THE PROBLEM | Your copy should be exact, beginning at the line containing "Rebuild this chart" and ending at the line containing "YAxis, ErrorBar, Cell", with both lines kept and every picture dropped.

ENTRIES SHOWN |
· · · ·
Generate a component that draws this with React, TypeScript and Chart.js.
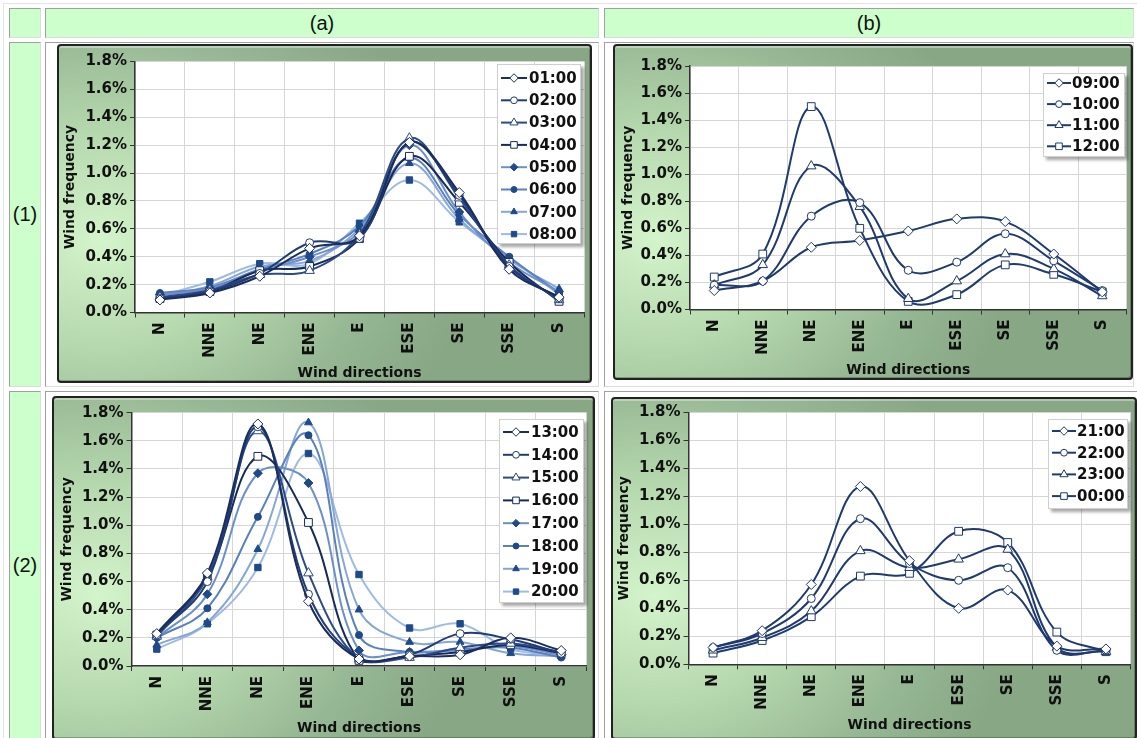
· · · ·
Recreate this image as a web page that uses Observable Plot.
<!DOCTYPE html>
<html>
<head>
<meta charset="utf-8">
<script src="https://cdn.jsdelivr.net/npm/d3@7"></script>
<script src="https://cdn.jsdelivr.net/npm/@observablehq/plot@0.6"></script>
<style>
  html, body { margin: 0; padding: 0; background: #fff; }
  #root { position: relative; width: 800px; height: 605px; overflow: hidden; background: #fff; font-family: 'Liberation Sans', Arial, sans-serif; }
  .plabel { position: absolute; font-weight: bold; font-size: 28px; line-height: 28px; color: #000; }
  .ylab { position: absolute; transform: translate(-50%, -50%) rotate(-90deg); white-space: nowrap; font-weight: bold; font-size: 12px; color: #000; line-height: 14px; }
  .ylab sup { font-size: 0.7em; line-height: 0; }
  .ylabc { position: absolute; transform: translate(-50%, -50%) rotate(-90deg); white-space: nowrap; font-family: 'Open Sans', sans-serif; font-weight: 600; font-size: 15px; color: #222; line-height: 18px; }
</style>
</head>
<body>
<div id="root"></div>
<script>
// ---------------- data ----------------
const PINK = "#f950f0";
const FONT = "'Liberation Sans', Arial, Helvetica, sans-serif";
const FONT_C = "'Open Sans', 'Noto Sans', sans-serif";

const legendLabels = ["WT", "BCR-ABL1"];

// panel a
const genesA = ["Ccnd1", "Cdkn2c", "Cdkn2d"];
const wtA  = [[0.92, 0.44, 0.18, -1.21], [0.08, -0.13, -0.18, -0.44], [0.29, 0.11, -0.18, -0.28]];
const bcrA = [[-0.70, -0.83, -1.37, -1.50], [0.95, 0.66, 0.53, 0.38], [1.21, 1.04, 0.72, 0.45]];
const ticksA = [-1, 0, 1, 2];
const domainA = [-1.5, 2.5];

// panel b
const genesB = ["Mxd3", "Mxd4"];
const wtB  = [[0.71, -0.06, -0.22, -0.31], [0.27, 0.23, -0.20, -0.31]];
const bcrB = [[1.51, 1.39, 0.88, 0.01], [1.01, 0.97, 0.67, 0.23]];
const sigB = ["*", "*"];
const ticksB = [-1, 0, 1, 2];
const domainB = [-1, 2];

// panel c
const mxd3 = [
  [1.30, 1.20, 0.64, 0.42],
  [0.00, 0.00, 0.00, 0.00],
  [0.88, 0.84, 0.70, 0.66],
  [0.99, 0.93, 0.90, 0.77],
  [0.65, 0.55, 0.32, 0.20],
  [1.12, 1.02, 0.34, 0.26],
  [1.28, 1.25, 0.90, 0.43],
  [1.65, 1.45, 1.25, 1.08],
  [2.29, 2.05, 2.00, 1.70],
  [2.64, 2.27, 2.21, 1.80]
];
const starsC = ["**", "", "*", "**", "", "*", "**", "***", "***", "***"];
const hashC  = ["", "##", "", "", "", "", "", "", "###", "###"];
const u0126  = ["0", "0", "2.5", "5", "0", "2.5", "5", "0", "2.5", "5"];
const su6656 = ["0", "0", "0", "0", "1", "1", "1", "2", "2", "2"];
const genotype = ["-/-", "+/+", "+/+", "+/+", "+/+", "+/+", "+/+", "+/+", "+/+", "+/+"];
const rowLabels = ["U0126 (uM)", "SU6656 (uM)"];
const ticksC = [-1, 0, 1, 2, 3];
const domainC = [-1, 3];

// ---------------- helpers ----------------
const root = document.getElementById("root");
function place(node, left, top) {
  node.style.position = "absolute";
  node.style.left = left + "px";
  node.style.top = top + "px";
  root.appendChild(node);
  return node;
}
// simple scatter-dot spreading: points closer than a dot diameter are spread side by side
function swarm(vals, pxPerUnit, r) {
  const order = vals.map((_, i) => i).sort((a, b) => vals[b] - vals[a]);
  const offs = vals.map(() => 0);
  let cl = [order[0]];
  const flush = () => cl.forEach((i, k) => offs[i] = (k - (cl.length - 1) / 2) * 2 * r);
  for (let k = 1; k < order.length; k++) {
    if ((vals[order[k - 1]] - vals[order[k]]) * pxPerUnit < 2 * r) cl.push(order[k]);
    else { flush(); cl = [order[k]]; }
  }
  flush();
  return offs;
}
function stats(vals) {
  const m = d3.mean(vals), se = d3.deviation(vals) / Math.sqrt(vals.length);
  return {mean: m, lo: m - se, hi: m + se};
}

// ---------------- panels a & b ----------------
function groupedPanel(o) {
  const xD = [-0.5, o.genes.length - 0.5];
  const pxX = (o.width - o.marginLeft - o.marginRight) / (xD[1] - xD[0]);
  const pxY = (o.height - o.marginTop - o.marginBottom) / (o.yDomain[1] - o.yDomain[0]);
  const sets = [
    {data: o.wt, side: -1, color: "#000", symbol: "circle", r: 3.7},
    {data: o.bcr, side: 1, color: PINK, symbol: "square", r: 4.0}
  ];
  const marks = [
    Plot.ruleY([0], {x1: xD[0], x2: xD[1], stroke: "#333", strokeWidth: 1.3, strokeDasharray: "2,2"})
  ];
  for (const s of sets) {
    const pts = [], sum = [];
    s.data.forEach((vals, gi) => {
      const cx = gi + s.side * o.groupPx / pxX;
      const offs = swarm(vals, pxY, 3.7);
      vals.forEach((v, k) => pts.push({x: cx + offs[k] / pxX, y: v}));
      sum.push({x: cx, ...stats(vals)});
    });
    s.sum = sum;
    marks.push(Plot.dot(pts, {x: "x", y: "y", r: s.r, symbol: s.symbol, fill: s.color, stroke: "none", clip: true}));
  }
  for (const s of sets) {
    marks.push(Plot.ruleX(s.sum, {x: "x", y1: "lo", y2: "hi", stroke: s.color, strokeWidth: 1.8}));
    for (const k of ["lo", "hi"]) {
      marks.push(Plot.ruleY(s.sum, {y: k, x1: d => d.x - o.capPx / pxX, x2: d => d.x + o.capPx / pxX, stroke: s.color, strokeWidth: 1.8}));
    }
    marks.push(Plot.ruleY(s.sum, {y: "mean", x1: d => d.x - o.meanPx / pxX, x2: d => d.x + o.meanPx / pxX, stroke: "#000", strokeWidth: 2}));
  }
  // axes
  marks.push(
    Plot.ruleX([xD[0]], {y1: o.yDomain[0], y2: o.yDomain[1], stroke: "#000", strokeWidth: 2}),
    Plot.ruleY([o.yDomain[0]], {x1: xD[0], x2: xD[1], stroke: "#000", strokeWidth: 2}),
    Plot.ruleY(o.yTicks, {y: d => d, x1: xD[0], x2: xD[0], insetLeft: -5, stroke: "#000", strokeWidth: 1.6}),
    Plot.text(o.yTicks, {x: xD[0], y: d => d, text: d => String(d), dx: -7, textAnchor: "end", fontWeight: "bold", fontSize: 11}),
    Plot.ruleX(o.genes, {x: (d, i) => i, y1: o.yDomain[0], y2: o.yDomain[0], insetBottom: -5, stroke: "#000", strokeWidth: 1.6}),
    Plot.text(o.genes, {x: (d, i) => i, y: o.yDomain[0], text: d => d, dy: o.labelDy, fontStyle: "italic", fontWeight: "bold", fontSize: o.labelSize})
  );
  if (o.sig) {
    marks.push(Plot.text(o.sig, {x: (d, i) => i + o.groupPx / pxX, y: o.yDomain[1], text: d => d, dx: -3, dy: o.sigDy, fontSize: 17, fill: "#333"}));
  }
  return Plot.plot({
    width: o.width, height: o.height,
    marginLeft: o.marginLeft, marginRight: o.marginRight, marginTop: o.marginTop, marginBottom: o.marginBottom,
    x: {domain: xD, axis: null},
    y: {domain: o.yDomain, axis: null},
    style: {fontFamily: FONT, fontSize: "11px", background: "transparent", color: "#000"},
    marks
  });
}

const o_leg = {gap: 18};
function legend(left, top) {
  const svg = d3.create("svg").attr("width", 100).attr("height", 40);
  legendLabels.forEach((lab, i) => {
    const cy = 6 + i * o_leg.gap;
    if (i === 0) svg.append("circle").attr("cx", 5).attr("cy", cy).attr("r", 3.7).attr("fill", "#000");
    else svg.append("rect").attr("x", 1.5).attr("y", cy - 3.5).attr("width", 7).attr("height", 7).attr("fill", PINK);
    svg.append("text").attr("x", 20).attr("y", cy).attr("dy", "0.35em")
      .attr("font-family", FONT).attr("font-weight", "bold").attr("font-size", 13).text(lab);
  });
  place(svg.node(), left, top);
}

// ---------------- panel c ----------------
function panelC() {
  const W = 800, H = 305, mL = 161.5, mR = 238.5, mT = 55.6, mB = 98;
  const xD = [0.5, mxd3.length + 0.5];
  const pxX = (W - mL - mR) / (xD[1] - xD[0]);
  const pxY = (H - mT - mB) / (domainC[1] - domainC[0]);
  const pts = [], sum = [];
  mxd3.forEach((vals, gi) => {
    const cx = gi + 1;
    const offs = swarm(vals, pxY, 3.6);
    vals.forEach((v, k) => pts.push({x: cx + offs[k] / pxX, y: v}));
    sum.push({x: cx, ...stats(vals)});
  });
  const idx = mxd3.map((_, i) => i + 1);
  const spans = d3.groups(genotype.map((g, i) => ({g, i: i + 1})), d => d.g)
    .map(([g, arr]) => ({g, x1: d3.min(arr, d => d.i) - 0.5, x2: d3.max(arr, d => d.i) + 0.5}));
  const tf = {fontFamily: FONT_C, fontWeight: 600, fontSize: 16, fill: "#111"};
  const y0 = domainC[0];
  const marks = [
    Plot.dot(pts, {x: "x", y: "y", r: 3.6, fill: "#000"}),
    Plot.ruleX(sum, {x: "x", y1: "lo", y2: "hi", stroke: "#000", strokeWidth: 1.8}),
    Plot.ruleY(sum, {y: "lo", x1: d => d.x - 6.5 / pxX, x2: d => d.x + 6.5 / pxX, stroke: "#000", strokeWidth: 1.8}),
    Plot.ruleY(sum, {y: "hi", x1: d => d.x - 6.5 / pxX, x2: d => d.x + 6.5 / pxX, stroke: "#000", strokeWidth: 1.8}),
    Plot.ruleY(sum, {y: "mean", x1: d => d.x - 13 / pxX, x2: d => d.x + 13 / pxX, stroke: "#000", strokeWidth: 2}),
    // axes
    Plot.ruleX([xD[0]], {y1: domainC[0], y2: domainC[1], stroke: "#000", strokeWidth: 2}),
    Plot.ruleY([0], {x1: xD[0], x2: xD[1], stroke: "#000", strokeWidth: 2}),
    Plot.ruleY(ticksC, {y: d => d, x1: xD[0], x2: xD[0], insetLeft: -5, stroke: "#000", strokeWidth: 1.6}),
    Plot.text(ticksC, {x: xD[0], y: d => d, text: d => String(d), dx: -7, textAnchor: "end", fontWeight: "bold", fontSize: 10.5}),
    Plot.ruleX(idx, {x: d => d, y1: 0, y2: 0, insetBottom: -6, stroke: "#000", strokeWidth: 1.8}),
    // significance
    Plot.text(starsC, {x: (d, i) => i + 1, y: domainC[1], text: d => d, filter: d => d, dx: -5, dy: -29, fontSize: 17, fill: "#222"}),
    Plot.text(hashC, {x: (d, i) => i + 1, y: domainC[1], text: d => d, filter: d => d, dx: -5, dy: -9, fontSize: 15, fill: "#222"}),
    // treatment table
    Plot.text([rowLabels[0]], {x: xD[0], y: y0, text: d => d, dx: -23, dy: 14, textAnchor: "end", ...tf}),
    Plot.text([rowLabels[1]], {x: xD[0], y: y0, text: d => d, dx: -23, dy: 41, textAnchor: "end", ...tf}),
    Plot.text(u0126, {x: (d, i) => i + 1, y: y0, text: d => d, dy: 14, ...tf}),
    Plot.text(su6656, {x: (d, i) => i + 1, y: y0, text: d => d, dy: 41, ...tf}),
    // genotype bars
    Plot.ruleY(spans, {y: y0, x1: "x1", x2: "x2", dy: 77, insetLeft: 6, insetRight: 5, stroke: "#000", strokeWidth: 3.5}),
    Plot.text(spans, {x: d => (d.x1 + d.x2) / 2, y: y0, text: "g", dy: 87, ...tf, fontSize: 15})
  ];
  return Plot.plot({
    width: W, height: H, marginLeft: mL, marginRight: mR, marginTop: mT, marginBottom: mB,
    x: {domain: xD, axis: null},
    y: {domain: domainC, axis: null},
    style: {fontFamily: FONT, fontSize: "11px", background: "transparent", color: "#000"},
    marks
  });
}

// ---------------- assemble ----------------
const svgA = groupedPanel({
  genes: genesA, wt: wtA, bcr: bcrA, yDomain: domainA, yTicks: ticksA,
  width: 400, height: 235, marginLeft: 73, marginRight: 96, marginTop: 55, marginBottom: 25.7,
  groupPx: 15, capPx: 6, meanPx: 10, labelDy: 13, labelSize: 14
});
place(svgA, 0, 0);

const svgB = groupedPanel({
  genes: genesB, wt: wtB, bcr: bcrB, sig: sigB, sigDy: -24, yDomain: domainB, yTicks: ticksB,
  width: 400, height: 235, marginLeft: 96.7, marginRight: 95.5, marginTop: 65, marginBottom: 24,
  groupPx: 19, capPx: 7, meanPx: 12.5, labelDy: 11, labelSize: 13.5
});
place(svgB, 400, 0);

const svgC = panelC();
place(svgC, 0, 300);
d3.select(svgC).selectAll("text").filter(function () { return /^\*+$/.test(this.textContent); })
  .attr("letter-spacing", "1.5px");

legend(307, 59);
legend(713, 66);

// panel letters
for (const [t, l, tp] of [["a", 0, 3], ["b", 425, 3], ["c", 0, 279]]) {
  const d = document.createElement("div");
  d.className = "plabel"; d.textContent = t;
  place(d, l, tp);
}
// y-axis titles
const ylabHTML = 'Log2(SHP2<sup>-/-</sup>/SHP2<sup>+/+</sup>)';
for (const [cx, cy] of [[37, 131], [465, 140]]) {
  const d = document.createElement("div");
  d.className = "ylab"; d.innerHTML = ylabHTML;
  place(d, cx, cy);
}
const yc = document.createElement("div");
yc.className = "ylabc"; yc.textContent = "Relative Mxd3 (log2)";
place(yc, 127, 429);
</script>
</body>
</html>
· · · ·
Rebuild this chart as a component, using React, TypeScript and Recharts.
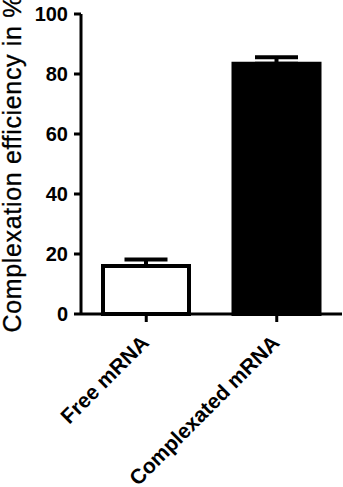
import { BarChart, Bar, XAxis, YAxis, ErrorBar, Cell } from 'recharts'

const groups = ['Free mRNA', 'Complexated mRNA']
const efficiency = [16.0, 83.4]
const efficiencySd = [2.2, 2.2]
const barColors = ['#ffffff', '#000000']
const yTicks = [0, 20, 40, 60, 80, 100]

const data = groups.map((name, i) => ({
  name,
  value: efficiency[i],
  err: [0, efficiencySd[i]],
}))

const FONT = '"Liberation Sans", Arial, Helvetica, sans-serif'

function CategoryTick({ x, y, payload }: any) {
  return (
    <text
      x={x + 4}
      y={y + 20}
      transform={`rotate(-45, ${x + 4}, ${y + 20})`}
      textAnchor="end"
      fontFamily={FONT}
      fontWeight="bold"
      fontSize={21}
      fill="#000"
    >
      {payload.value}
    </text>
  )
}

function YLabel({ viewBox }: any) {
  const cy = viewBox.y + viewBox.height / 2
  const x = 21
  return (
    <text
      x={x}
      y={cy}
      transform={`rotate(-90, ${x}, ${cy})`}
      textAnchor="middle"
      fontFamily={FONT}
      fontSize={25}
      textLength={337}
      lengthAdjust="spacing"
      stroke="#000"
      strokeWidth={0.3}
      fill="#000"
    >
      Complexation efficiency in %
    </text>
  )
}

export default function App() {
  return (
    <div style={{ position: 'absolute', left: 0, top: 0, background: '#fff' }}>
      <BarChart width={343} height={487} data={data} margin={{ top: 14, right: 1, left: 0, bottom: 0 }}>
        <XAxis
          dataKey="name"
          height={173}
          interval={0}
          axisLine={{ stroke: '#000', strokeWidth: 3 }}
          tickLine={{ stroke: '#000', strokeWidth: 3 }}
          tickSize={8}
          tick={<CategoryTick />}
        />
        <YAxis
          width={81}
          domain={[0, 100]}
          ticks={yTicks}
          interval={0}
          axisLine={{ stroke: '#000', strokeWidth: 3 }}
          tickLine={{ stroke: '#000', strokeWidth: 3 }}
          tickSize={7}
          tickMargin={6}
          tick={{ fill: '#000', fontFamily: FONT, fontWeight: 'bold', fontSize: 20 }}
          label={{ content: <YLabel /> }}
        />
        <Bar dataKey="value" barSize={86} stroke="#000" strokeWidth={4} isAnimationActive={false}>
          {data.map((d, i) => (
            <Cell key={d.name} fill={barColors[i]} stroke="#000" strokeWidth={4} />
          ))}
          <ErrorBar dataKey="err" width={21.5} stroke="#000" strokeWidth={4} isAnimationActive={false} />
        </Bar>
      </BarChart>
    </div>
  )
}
· · · ·
RESPONSE |
Rebuild this chart as a component, using React, TypeScript and Recharts.
import { BarChart, Bar, XAxis, YAxis, ErrorBar, Cell } from 'recharts'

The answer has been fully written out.